Under the bill the child of a lesbian couple would have the names of the "mother and mother" on its birth certificate instead of the "mother and father".
Under the bill the child of a lesbian couple would have the names of the "mother and mother" on its birth certificate instead of the "mother and father". AFP / Philippe LOPEZ

Thousands of people prepared to descend on Paris on Sunday to protest a government plan to let single women and lesbians become pregnant with fertility treatments, the first major social reform since France legalised gay marriage in 2013.

Organisers say they are hoping 100,000 will turn out against a law heading to the Senate this month, after it was approved by the lower house of parliament in September.

President Emmanuel Macron pledged during his 2017 election campaign to push the law despite deep resistence among right-wing opponents as well as conservative Roman Catholics and other religious groups.

They had mobilised massively in 2012 and 2013 against a move by Macron's Socialist predecessor Francois Hollande to legalise marriage for homosexual couples, with one Paris protest attracting 340,000 people according to police.

But that law did not allow lesbian couples or single women to have children via in-vitro fertilisation or other medically assisted means, long a taboo in France.

Many women have instead been forced to go abroad for such treatments, and French courts had refused to recognise the second mother's maternity rights in the case of same-sex couples.

Under the proposed law, France's healthcare system would cover the cost of the procedure for all women under 43.

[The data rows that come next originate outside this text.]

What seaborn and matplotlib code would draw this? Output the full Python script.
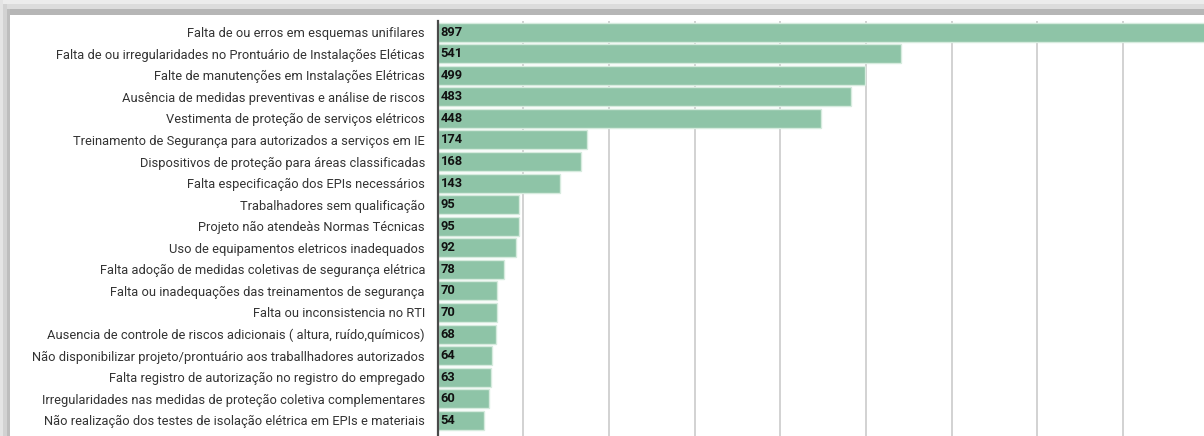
import matplotlib
matplotlib.use("Agg")
import matplotlib.pyplot as plt
import matplotlib.transforms as mtransforms
from matplotlib.patches import Rectangle
import seaborn as sns
import pandas as pd

categories = [
    "Falta de ou erros em esquemas unifilares",
    "Falta de ou irregularidades no Prontuário de Instalações Eléticas",
    "Falte de manutenções em Instalações Elétricas",
    "Ausência de medidas preventivas e análise de riscos",
    "Vestimenta de proteção de serviços elétricos",
    "Treinamento de Segurança para autorizados a serviços em IE",
    "Dispositivos de proteção para áreas classificadas",
    "Falta especificação dos EPIs necessários",
    "Trabalhadores sem qualificação",
    "Projeto não atendeàs Normas Técnicas",
    "Uso de equipamentos eletricos inadequados",
    "Falta adoção de medidas coletivas de segurança elétrica",
    "Falta ou inadequações das treinamentos de segurança",
    "Falta ou inconsistencia no RTI",
    "Ausencia de controle de riscos adicionais ( altura, ruído,químicos)",
    "Não disponibilizar projeto/prontuário aos traballhadores autorizados",
    "Falta registro de autorização no registro do empregado",
    "Irregularidades nas medidas de proteção coletiva complementares",
    "Não realização dos testes de isolação elétrica em EPIs e materiais",
]
values = [897, 541, 499, 483, 448, 174, 168, 143, 95, 95, 92, 78, 70, 70, 68, 64, 63, 60, 54]

sns.set_style("white")
plt.rcParams["font.family"] = ["Roboto", "DejaVu Sans"]

W, H = 1204, 436
fig = plt.figure(figsize=(W / 100, H / 100), dpi=100, facecolor="white")

# window shadow frame (top and left)
def frect(x0, y0, w, h, c):
    fig.patches.append(Rectangle((x0 / W, 1 - (y0 + h) / H), w / W, h / H,
                                 transform=fig.transFigure, facecolor=c,
                                 edgecolor="none", zorder=-5))

frect(0, 0, W, 4, "#ececec")
frect(0, 4, W, 5, "#dcdcdc")
frect(0, 9, W, 6, "#b6b6b6")
frect(0, 0, 3, H, "#e4e4e4")
frect(3, 4, 4, H, "#d2d2d2")
frect(7, 9, 3, H, "#bdbdbd")

px = 0.8569
left = 437.5
top = 21.4
ax = fig.add_axes([left / W, 0, 900 * px / W, (H - top) / H])

df = pd.DataFrame({"cat": categories, "val": values})
sns.barplot(data=df, y="cat", x="val", orient="h", color="#8ec4a7",
            saturation=1, width=0.88, edgecolor="#d6ebde", linewidth=1.0,
            ax=ax, zorder=2)

ax.set_xlim(0, 900)
ax.set_ylim(18.73, -0.5)
ax.set_xticks(range(100, 900, 100))
ax.grid(axis="x", color="#cfcfcf", linewidth=1.3, zorder=0)
ax.set_axisbelow(True)
ax.set_xlabel("")
ax.set_ylabel("")
ax.tick_params(axis="x", bottom=False, labelbottom=False)
ax.tick_params(axis="y", left=False, pad=5.5, labelsize=9.3, labelcolor="#333333")
for s in ["top", "right", "bottom"]:
    ax.spines[s].set_visible(False)
ax.spines["left"].set_color("#4a4a4a")
ax.spines["left"].set_linewidth(1.6)
ax.spines["left"].set_zorder(5)

off = mtransforms.offset_copy(ax.transData, fig=fig, x=3, y=0, units="dots")
for i, v in enumerate(values):
    ax.text(0, i, str(v), transform=off, ha="left", va="center",
            fontsize=9.3, fontweight="bold", color="#111111", zorder=6)

fig.savefig("out.png", dpi=100, facecolor="white")
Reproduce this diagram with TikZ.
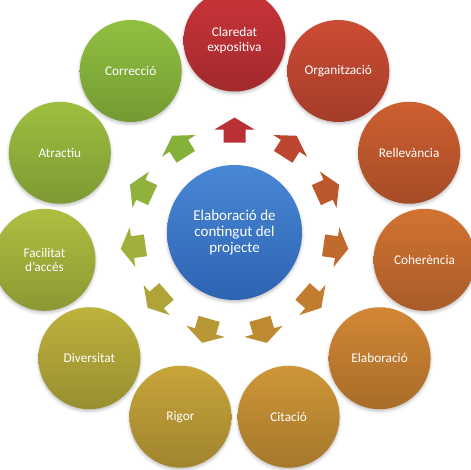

It also would allow children conceived with donated sperm to find out the donor's identity when they turn 18, a change from the country's strict donor anonymity protections.

If approved, the law would bring French legislation in line with other European nations including Britain, Spain, Portugal, the Netherlands, Ireland, Belgium and Scandinavian countries, which authorise medically-assisted procreation for all women.

'Much less divided'

Opponents say the law deprives children of a necessary paternal figure and threatens a traditional family structure, and would open the door to legalising surrogacy, including for gay men.

Protest organisers have chartered two high-speed TGV trains and around 100 buses to bring people to Paris on Sunday, where they plan to rally outside the Senate at 1:00 pm (1100 GMT) before marching to the monolithic Tour Montparnasse skyscraper.

"It's not going to be derisory. It will probably be comparable to the first protest (against gay marriage) in 2012, with around 100,000 people," said Pascale Moriniere, president of the Association of Catholic Families (AFC).

Her group and others say they have distributed some three million flyers against the law in recent weeks.

But analysts say French society has become more acceptive of non-traditional families since 2012, noting for example a vote by National Assembly lawmakers last week to officially recognise the parenthood of a couple who had twins in the US via a surrogate.

An Ifop poll in September found that 68 percent approved IVF and other medically assisted procreation (MAP) for single women, and 65 percent for lesbian couples.

"It's hard to predict what will happen Sunday but public opinion is much less divided on MAP than on gay marriage," Frederic Dabi, an Ifop director, told AFP.

Gerard Larcher, the right-wing president of the Senate who protested against the gay marriage law six years ago, is not expected to attend the rally Sunday.

"The people demonstrating will be doing it more out of moral conviction, a sense of duty, rather than to try to make the government back down," said Yann Raison de Cleuziou, a sociologist who has studied the conservative Catholic movement against the family reforms.